How many pairs (a, b) of positive integers are there such that $a\ge b$ and $2\left(\sqrt\frac{15}{a}+\sqrt\frac{15}{b}\right) $is an integer

Question

How many pairs (a, b) of positive integers are there such that $a\ge b$ and $$2\left(\sqrt\frac{15}{a}+\sqrt\frac{15}{b}\right) $$ is an integer

From the 2013 IMC (http://imc-official.chiuchang.org/files/problem/2013-IWYMIC-Individual.pdf)

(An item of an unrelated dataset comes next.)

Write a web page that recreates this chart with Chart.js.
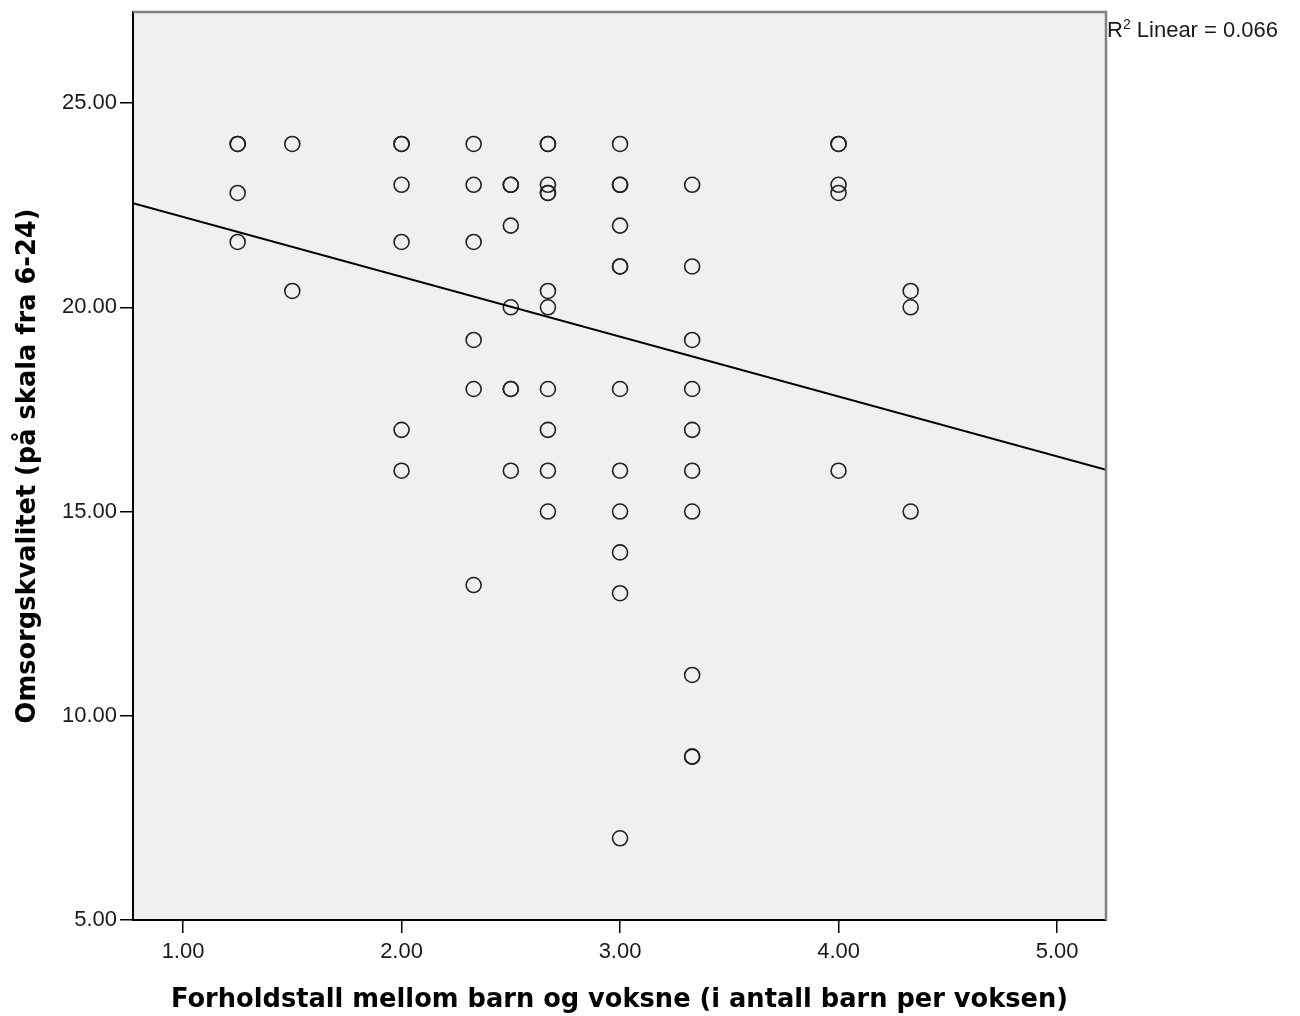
<!DOCTYPE html>
<html>
<head>
<meta charset="utf-8">
<script src="https://cdn.jsdelivr.net/npm/chart.js@4"></script>
<style>
  html, body { margin: 0; padding: 0; background: #ffffff; }
  #wrap { width: 1300px; height: 1016px; }
</style>
</head>
<body>
<div id="wrap"><canvas id="c" width="1300" height="1016"></canvas></div>
<script>
// ---- Data ----
const pointsX = [
  1.25, 1.25, 1.25, 1.25,
  1.5, 1.5,
  2, 2, 2, 2, 2, 2,
  2.33, 2.33, 2.33, 2.33, 2.33, 2.33,
  2.5, 2.5, 2.5, 2.5, 2.5, 2.5, 2.5,
  2.67, 2.67, 2.67, 2.67, 2.67, 2.67, 2.67, 2.67, 2.67, 2.67, 2.67,
  3, 3, 3, 3, 3, 3, 3, 3, 3, 3, 3, 3,
  3.33, 3.33, 3.33, 3.33, 3.33, 3.33, 3.33, 3.33, 3.33, 3.33,
  4, 4, 4, 4, 4,
  4.33, 4.33, 4.33
];
const pointsY = [
  24, 24, 22.8, 21.6,
  24, 20.4,
  24, 24, 23, 21.6, 17, 16,
  24, 23, 21.6, 19.2, 18, 13.2,
  23, 23, 22, 20, 18, 18, 16,
  24, 24, 23, 22.8, 22.8, 20.4, 20, 18, 17, 16, 15,
  24, 23, 23, 22, 21, 21, 18, 16, 15, 14, 13, 7,
  23, 21, 19.2, 18, 17, 16, 15, 11, 9, 9,
  24, 24, 23, 22.8, 16,
  20.4, 20, 15
];
// Fit line endpoints (at the axis bounds)
const fitX = [0.771, 5.224];
const fitY = [22.55, 16.02];

const xTicks = [1, 2, 3, 4, 5];
const yTicks = [5, 10, 15, 20, 25];
const xRange = [0.771, 5.224];
const yRange = [5, 27.23];

const xTitle = 'Forholdstall mellom barn og voksne (i antall barn per voksen)';
const yTitle = 'Omsorgskvalitet (på skala fra 6-24)';
const r2Label = ['R', '2', ' Linear = 0.066'];

// ---- Plugins ----
const frameBg = {
  id: 'frameBg',
  beforeDraw(chart) {
    const {ctx, chartArea: a} = chart;
    ctx.save();
    ctx.fillStyle = '#f0f0f0';
    ctx.fillRect(a.left, a.top, a.right - a.left, a.bottom - a.top);
    ctx.restore();
  },
  afterDraw(chart) {
    const {ctx, chartArea: a} = chart;
    ctx.save();
    ctx.strokeStyle = '#808080';
    ctx.lineWidth = 2.5;
    ctx.beginPath();
    ctx.moveTo(a.left, a.top);
    ctx.lineTo(a.right, a.top);
    ctx.lineTo(a.right, a.bottom);
    ctx.stroke();
    // R² annotation
    ctx.fillStyle = '#1a1a1a';
    ctx.textBaseline = 'alphabetic';
    ctx.textAlign = 'left';
    let x = a.right + 1;
    const base = 37;
    ctx.font = '22px "Liberation Sans", Arial, sans-serif';
    ctx.fillText(r2Label[0], x, base);
    x += ctx.measureText(r2Label[0]).width;
    ctx.font = '14px "Liberation Sans", Arial, sans-serif';
    ctx.fillText(r2Label[1], x, base - 8);
    x += ctx.measureText(r2Label[1]).width;
    ctx.font = '22px "Liberation Sans", Arial, sans-serif';
    ctx.fillText(r2Label[2], x, base);
    ctx.restore();
  }
};

const tickFont = {family: '"Liberation Sans", Arial, sans-serif', size: 22};
const titleFont = {family: '"DejaVu Sans", sans-serif', size: 25.7, weight: 'bold'};
const noPad = s => { s.paddingTop = 0; s.paddingBottom = 0; s.paddingLeft = 0; s.paddingRight = 0; };

new Chart(document.getElementById('c'), {
  type: 'scatter',
  data: {
    datasets: [
      {
        label: 'Fit',
        type: 'line',
        data: fitX.map((x, i) => ({x, y: fitY[i]})),
        borderColor: '#000000',
        borderWidth: 2,
        pointRadius: 0,
        fill: false,
        order: 0
      },
      {
        label: 'Points',
        data: pointsX.map((x, i) => ({x, y: pointsY[i]})),
        pointStyle: 'circle',
        pointRadius: 7.5,
        pointBorderWidth: 1.6,
        borderColor: '#222222',
        backgroundColor: 'rgba(0,0,0,0)',
        pointHoverRadius: 7.5,
        order: 1
      }
    ]
  },
  options: {
    responsive: false,
    devicePixelRatio: 1,
    animation: false,
    events: [],
    layout: {padding: {top: 12, right: 194, left: 0, bottom: 0}},
    plugins: {legend: {display: false}, tooltip: {enabled: false}},
    scales: {
      x: {
        type: 'linear',
        min: xRange[0],
        max: xRange[1],
        afterBuildTicks: s => { s.ticks = xTicks.map(v => ({value: v})); },
        afterFit: s => { s.height = 96; noPad(s); },
        ticks: {
          font: tickFont, color: '#1a1a1a', padding: 6,
          maxRotation: 0, autoSkip: false,
          callback: v => Number(v).toFixed(2)
        },
        grid: {drawOnChartArea: false, drawTicks: true, tickLength: 13, color: '#000', lineWidth: 1.5},
        border: {display: true, color: '#000', width: 2},
        title: {display: true, text: xTitle, font: titleFont, color: '#000', padding: {top: 0, bottom: 0}}
      },
      y: {
        type: 'linear',
        min: yRange[0],
        max: yRange[1],
        afterBuildTicks: s => { s.ticks = yTicks.map(v => ({value: v})); },
        afterFit: s => { s.width = 133; noPad(s); },
        ticks: {
          font: tickFont, color: '#1a1a1a', padding: 3,
          autoSkip: false,
          callback: v => Number(v).toFixed(2)
        },
        grid: {drawOnChartArea: false, drawTicks: true, tickLength: 13, color: '#000', lineWidth: 1.5},
        border: {display: true, color: '#000', width: 2},
        title: {display: true, text: yTitle, font: titleFont, color: '#000', padding: {top: 13, bottom: 0}}
      }
    }
  },
  plugins: [frameBg]
});
</script>
</body>
</html>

I genuinely have no idea how to solve this, hints would be appreciated

Answer 1

Clearly the only solutions are when the radicals evaluate to rational numbers. Hence WLOG we can substitute $a=15m^2$ and $b=15n^2$ with $m\ge n$ giving the expression $$2\left(\frac1m+\frac1n\right)=\frac{2m+2n}{mn}$$ So, in order for the resulting expression to be an integer, we need $$2m+2n\equiv0\mod{mn}$$ which is equivalent to the two simultaneous equations $$2n\equiv0\mod{m}$$ $$2m\equiv0\mod{n}$$ The first equation implies that $n=m/2$ or $n=m$ as $m\ge n\gt0$ which agrees with the second equation. In the first case ($n=m/2$), the entire original expression simplifies to $$\frac{6}{m}$$ Hence the only possible values of $m$ and $n$ are $(m,n)=(2,1),(6,3)$ in order for the expression to be an integer. In the second case ($n=m$) we get $$\frac{4}{m}$$ in which case the only solutions are $(m,n)=(1,1),(2,2),(4,4)$. All of these solutions for $m$ and $n$ correspond to exactly one solution for $a$ and $b$ hence there are $5$ solutions in which the expression results in an integer.

Answer 2

From

$$a=15m^2,\\b=15n^2$$ we draw $$2\left(\frac1m+\frac1n\right)=k$$ or $$2(m+n)=kmn$$

where $1\le k\le4$.

By brute force, $$(m,n,k)=(4,4,1),(3,6,1),(6,3,1),(2,2,2),(1,2,3),(2,1,3),(1,1,4).$$